Everything from the line containing "Give me the" through the line containing "const ticks = [1, 10, 100, 1000, 10000];" must be quoted exactly; everything else is left out.

> **Task material**:
--- --- ---

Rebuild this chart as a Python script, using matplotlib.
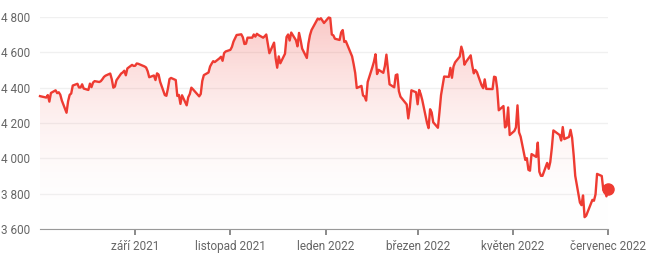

--- --- ---

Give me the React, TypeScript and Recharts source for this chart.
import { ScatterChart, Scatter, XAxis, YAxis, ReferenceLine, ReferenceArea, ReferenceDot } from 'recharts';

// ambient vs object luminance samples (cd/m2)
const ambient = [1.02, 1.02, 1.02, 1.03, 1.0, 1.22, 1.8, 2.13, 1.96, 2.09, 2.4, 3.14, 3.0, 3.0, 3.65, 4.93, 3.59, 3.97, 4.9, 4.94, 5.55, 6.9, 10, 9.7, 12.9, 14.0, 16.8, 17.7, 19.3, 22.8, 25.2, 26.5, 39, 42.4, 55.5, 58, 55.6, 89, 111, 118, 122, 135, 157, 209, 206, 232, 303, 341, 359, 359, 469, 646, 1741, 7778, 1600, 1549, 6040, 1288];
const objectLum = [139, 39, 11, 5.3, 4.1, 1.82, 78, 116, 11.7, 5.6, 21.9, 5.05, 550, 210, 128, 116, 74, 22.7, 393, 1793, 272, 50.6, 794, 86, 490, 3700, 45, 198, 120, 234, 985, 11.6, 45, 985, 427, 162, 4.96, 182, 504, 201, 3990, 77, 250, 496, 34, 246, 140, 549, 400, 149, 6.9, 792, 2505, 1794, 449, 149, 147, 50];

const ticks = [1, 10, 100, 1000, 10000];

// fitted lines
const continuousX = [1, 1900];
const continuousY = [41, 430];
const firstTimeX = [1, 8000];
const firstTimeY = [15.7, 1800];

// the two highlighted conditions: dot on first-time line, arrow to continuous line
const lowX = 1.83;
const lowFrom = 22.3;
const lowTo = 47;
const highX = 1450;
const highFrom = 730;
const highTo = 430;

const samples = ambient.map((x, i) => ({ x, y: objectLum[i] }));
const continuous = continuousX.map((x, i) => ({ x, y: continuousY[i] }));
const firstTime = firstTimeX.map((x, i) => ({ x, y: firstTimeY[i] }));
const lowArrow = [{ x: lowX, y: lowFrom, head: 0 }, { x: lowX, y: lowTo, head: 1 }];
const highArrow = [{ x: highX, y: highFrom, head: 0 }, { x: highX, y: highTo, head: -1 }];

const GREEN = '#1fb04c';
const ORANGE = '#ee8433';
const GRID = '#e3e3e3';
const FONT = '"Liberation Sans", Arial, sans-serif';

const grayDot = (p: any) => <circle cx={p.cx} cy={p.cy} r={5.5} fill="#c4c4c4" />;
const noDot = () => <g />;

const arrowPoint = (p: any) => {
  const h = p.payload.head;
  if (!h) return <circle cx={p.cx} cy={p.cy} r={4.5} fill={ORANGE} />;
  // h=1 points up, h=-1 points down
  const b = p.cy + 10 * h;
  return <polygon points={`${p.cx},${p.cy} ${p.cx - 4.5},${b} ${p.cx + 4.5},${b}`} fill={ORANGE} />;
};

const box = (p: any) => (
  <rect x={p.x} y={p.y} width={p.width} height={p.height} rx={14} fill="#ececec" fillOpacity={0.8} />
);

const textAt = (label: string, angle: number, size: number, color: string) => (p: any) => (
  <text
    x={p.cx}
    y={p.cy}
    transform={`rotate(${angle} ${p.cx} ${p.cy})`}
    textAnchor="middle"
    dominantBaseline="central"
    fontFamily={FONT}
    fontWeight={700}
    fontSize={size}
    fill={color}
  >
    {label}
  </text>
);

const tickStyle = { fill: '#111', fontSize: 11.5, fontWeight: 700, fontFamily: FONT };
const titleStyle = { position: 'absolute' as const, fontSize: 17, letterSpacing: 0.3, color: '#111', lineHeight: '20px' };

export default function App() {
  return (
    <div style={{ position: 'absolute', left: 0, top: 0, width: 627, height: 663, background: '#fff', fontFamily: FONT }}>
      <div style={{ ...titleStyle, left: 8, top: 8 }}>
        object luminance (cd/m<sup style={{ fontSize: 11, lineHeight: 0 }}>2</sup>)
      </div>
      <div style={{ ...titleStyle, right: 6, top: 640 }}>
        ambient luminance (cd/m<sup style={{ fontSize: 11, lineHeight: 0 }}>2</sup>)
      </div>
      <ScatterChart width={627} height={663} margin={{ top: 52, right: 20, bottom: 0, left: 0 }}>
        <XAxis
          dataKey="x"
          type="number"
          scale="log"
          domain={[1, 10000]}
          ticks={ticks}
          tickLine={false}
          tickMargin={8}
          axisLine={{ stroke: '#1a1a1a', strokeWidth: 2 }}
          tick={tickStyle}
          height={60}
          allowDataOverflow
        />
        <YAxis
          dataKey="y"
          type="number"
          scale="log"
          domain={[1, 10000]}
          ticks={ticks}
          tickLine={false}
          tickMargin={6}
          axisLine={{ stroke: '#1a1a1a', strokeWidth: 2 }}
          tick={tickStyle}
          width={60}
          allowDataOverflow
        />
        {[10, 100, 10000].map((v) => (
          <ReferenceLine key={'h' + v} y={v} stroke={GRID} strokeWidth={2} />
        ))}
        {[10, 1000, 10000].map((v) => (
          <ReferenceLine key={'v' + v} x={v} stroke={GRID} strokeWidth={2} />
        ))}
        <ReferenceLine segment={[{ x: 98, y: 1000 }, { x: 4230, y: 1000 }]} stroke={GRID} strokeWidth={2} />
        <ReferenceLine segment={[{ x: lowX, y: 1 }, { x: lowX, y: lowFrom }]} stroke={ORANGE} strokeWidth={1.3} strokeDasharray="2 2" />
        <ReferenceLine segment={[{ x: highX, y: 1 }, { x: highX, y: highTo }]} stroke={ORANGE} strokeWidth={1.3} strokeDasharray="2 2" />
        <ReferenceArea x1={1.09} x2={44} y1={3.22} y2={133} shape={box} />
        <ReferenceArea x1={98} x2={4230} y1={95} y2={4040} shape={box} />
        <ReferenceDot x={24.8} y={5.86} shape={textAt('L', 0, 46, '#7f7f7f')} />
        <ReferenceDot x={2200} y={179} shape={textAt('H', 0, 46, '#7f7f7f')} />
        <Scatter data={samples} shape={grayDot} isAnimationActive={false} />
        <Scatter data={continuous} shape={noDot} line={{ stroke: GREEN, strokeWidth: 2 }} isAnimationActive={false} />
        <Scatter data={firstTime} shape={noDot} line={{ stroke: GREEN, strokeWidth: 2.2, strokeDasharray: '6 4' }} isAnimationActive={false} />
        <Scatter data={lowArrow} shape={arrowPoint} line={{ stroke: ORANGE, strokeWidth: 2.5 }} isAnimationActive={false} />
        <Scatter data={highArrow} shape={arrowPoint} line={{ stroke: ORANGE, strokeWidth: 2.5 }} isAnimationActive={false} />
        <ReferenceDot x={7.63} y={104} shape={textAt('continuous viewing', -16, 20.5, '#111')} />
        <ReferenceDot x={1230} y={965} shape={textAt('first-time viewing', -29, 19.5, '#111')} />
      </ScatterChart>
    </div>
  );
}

--- --- ---

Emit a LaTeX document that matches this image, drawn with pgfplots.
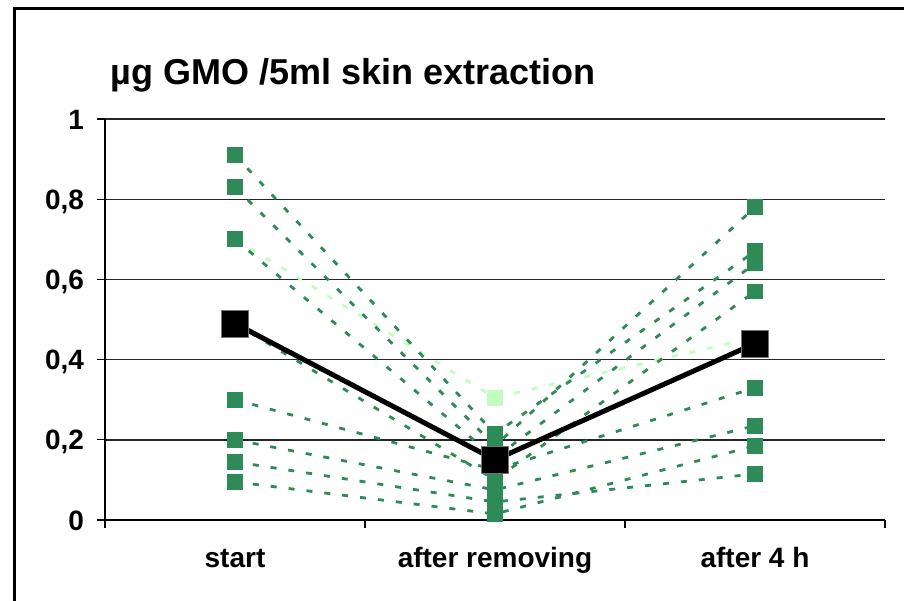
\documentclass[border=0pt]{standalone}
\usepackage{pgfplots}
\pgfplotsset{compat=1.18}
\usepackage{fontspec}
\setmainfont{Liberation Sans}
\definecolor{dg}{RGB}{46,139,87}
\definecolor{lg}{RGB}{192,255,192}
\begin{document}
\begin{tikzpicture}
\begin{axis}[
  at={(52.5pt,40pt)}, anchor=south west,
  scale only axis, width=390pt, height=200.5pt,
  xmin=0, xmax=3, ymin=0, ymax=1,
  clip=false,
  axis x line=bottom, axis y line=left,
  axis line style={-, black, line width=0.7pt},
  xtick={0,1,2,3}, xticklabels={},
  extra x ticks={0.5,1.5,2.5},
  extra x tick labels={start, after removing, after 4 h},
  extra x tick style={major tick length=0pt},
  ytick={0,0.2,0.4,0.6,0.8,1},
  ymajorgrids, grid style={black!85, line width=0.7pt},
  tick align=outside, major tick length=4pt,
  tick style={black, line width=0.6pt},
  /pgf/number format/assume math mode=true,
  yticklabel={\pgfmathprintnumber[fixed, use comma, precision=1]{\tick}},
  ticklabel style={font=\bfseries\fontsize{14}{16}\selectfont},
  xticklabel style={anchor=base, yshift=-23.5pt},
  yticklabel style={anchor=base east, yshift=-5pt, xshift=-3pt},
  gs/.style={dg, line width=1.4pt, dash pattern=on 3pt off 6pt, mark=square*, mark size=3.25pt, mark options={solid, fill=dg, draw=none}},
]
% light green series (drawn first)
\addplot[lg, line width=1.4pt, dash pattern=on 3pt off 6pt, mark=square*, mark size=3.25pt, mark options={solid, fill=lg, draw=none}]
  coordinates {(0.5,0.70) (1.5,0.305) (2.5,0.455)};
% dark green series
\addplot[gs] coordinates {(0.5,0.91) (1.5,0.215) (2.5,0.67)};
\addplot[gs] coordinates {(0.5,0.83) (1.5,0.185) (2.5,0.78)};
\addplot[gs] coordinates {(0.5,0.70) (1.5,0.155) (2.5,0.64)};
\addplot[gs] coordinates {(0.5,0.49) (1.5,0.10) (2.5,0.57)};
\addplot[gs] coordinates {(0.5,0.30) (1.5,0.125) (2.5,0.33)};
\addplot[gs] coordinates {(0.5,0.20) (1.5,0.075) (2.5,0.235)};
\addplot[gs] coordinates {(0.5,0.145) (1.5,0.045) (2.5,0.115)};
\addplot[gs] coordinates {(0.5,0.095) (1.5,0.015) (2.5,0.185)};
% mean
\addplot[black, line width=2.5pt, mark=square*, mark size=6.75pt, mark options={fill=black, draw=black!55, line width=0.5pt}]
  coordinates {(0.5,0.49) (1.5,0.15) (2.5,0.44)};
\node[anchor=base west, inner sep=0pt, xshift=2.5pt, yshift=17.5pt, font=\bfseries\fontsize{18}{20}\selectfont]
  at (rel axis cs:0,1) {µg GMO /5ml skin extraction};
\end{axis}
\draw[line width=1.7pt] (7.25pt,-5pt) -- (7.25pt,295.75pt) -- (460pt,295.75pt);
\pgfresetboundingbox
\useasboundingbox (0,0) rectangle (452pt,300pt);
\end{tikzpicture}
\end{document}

--- --- ---

> **Answer to the problem**:
Give me the React, TypeScript and Recharts source for this chart.
import { ScatterChart, Scatter, XAxis, YAxis, ReferenceLine, ReferenceArea, ReferenceDot } from 'recharts';

// ambient vs object luminance samples (cd/m2)
const ambient = [1.02, 1.02, 1.02, 1.03, 1.0, 1.22, 1.8, 2.13, 1.96, 2.09, 2.4, 3.14, 3.0, 3.0, 3.65, 4.93, 3.59, 3.97, 4.9, 4.94, 5.55, 6.9, 10, 9.7, 12.9, 14.0, 16.8, 17.7, 19.3, 22.8, 25.2, 26.5, 39, 42.4, 55.5, 58, 55.6, 89, 111, 118, 122, 135, 157, 209, 206, 232, 303, 341, 359, 359, 469, 646, 1741, 7778, 1600, 1549, 6040, 1288];
const objectLum = [139, 39, 11, 5.3, 4.1, 1.82, 78, 116, 11.7, 5.6, 21.9, 5.05, 550, 210, 128, 116, 74, 22.7, 393, 1793, 272, 50.6, 794, 86, 490, 3700, 45, 198, 120, 234, 985, 11.6, 45, 985, 427, 162, 4.96, 182, 504, 201, 3990, 77, 250, 496, 34, 246, 140, 549, 400, 149, 6.9, 792, 2505, 1794, 449, 149, 147, 50];

const ticks = [1, 10, 100, 1000, 10000];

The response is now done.